_Extracted records_:
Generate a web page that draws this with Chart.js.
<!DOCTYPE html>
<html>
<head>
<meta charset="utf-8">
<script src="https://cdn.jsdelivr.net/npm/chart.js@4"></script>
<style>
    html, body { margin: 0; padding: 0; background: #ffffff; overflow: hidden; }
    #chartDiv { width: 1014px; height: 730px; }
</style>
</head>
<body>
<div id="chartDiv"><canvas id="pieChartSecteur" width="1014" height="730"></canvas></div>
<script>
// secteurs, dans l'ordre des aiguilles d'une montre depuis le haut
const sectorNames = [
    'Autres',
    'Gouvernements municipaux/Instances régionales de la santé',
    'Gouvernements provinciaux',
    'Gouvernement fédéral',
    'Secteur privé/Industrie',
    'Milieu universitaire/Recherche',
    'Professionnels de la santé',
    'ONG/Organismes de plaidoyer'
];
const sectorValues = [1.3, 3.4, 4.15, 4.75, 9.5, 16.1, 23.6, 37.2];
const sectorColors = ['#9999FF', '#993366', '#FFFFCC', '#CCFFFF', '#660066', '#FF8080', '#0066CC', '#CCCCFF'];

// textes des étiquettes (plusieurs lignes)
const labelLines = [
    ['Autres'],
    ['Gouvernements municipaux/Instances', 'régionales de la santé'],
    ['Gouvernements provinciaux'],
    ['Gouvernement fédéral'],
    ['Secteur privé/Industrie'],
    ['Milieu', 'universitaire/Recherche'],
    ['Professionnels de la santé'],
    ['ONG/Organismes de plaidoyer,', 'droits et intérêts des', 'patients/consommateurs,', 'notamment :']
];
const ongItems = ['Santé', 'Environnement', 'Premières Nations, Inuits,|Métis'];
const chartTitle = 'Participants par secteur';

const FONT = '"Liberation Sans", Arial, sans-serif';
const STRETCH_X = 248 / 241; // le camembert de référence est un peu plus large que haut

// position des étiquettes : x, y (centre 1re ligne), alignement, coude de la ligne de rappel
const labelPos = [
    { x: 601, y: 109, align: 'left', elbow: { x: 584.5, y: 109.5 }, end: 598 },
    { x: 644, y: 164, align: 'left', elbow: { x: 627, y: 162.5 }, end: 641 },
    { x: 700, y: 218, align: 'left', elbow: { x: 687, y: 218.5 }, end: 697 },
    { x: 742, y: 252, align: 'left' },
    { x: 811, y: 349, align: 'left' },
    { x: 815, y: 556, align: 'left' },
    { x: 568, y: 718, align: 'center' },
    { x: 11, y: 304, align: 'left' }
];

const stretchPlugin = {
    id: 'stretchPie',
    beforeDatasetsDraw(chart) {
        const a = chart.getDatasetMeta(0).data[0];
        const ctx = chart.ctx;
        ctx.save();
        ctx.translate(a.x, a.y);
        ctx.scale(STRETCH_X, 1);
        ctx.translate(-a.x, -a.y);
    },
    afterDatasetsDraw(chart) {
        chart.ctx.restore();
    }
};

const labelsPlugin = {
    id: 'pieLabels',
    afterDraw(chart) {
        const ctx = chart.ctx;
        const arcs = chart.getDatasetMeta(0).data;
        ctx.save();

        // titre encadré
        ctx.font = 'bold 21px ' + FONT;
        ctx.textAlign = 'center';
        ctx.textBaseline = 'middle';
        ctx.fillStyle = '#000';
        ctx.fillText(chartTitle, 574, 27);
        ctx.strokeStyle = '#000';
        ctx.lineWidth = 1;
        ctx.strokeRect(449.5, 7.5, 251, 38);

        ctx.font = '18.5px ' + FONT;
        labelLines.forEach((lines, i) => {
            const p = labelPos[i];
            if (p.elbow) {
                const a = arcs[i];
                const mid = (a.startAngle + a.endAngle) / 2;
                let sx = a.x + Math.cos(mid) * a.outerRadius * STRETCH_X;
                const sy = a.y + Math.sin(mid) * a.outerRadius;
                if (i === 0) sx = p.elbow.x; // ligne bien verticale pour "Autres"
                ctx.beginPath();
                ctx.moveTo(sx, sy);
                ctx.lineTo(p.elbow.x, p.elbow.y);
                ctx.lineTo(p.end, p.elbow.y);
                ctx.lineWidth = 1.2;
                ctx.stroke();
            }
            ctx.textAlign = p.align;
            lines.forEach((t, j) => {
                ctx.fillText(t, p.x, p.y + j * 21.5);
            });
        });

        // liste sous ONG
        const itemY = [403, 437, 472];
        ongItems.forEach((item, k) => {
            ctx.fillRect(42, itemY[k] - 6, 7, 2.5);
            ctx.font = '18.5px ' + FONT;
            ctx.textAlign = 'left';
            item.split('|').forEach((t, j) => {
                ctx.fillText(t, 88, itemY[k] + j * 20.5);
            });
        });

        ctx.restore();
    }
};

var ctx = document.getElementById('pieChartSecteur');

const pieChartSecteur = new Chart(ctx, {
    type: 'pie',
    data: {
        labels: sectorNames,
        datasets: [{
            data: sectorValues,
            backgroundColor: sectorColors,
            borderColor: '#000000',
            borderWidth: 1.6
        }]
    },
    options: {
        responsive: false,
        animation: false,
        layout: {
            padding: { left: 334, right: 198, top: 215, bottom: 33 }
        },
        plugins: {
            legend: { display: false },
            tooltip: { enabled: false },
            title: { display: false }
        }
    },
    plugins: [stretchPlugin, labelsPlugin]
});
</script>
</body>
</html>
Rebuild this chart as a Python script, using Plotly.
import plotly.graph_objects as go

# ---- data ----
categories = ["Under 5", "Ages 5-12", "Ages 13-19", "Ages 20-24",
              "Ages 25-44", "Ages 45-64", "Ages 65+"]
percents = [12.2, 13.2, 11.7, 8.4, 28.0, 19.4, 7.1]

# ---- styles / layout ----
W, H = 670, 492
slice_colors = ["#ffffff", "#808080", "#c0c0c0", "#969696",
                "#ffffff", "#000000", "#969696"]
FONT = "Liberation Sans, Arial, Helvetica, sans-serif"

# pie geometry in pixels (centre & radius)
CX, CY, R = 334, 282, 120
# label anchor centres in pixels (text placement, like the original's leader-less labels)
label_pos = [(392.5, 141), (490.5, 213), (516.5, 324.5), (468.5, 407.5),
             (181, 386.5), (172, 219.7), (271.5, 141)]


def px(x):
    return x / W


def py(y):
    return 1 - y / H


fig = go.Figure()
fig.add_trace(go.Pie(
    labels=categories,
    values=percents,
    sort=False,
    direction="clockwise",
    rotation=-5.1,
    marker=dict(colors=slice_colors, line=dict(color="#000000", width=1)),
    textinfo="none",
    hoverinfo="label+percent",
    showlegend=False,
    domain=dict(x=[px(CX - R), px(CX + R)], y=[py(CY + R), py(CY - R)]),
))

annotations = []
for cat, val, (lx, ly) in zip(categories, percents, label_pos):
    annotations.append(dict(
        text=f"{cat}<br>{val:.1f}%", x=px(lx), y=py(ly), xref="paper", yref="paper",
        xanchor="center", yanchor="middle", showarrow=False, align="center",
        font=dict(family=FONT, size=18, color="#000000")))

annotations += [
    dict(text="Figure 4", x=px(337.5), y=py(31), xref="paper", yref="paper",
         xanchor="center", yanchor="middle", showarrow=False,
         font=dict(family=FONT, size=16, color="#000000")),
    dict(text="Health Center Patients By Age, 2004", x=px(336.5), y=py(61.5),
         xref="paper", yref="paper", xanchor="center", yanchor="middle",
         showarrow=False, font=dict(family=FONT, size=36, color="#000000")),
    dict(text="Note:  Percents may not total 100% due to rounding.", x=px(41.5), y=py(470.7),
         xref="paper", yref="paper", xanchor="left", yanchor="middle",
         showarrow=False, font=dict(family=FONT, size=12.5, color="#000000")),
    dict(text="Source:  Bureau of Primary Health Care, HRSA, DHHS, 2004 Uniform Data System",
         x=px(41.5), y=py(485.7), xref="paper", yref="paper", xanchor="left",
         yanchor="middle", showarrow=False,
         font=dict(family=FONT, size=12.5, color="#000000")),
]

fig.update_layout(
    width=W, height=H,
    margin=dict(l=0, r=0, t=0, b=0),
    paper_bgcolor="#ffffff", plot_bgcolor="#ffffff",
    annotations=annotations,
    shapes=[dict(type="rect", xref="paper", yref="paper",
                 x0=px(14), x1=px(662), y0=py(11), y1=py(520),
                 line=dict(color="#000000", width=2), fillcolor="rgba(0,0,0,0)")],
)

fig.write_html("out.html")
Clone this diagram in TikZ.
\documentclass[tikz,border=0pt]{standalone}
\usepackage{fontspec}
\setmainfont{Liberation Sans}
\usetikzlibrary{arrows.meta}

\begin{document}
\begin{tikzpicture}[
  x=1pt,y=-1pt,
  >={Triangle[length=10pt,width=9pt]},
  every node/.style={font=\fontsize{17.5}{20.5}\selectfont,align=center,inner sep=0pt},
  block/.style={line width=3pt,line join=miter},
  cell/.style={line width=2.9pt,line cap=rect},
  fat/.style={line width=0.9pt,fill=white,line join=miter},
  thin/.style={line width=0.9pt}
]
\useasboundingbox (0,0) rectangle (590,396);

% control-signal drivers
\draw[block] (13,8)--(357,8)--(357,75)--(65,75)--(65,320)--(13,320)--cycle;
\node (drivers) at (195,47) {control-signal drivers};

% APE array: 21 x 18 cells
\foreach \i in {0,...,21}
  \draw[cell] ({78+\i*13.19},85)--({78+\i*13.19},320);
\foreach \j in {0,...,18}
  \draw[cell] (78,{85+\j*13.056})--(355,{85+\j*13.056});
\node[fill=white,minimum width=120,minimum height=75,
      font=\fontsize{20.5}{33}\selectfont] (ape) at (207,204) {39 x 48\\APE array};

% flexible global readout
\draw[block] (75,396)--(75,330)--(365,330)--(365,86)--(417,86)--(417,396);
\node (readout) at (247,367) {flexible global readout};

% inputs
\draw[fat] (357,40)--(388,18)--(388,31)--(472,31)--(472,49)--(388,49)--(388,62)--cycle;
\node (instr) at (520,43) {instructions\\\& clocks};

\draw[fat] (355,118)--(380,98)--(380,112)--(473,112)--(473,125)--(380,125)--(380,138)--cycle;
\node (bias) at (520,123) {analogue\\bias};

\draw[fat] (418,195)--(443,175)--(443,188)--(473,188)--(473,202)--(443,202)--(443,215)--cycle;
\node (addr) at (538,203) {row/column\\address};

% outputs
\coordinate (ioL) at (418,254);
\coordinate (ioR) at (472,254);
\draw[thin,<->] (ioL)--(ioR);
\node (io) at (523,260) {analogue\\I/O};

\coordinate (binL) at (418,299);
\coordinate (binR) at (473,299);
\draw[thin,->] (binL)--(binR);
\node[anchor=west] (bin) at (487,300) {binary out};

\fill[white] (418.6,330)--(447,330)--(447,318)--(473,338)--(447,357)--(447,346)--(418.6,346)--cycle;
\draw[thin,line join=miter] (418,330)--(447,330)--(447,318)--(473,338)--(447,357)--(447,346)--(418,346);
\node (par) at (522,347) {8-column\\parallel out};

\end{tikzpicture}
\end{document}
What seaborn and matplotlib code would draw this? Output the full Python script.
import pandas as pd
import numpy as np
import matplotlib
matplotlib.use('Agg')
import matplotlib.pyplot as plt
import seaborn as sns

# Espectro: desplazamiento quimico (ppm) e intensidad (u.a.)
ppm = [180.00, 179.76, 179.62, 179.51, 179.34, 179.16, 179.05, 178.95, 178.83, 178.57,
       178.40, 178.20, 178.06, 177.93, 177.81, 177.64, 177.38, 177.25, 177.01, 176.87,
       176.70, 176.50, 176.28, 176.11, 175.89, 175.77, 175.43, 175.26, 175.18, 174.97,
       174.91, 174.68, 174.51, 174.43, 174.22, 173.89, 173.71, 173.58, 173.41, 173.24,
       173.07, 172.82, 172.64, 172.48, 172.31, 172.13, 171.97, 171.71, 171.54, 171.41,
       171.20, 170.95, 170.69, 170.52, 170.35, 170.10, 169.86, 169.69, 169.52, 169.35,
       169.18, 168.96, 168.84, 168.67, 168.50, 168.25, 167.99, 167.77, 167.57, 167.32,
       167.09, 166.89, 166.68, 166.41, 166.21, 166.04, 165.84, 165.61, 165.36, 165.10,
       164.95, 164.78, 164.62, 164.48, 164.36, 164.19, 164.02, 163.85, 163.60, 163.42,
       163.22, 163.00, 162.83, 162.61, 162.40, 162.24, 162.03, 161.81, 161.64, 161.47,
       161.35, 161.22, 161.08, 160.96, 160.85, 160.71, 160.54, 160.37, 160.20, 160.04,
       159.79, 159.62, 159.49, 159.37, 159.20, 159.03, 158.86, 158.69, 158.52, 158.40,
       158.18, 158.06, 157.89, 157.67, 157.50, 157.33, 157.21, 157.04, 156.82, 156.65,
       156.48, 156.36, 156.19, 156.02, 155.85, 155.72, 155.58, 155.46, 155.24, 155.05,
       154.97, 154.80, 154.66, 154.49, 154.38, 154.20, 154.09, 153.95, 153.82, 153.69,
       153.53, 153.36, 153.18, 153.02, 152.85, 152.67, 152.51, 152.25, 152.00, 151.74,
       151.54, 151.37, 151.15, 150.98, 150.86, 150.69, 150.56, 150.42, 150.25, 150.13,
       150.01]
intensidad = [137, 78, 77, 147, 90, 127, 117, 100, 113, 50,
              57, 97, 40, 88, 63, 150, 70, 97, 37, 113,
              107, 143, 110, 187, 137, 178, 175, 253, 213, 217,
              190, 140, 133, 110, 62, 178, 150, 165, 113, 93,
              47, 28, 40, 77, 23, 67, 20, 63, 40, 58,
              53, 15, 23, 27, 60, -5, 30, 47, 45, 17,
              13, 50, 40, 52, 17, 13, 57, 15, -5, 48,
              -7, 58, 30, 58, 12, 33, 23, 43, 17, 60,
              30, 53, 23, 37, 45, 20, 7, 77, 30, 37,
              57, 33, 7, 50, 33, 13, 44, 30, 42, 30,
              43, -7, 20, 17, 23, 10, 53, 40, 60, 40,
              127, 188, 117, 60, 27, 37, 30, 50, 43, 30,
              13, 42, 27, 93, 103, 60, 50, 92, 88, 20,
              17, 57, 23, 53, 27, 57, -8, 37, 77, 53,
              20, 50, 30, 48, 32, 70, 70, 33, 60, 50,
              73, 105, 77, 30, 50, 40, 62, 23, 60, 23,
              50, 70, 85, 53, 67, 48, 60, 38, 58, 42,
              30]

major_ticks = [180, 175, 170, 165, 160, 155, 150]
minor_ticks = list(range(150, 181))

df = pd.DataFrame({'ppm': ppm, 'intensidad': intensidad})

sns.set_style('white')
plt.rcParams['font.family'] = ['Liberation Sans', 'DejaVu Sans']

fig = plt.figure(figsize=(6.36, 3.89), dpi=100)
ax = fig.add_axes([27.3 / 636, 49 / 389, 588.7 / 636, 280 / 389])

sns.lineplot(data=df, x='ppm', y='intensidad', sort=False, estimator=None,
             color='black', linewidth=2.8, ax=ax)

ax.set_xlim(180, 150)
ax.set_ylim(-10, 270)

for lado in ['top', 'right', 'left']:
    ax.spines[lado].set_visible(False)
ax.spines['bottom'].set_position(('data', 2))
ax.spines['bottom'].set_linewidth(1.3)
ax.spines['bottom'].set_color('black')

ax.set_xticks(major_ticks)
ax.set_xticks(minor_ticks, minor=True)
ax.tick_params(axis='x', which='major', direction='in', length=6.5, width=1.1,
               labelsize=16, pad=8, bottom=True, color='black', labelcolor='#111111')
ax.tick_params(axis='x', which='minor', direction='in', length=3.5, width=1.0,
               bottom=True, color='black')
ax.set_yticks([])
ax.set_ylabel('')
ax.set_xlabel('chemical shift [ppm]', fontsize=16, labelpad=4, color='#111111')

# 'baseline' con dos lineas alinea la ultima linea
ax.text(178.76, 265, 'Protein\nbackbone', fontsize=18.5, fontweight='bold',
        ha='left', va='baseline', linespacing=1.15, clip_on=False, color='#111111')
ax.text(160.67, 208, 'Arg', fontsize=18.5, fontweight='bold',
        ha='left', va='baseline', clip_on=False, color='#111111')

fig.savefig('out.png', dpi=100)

_Short problem_:
In the listing above, find the line containing "Rebuild this chart" and the line containing "percents = [12.2, 13.2, 11.7, 8.4, 28.0, 19.4, 7.1]". Output them and every line between, exactly, and nothing else.

_Expected answer_:
Rebuild this chart as a Python script, using Plotly.
import plotly.graph_objects as go

# ---- data ----
categories = ["Under 5", "Ages 5-12", "Ages 13-19", "Ages 20-24",
              "Ages 25-44", "Ages 45-64", "Ages 65+"]
percents = [12.2, 13.2, 11.7, 8.4, 28.0, 19.4, 7.1]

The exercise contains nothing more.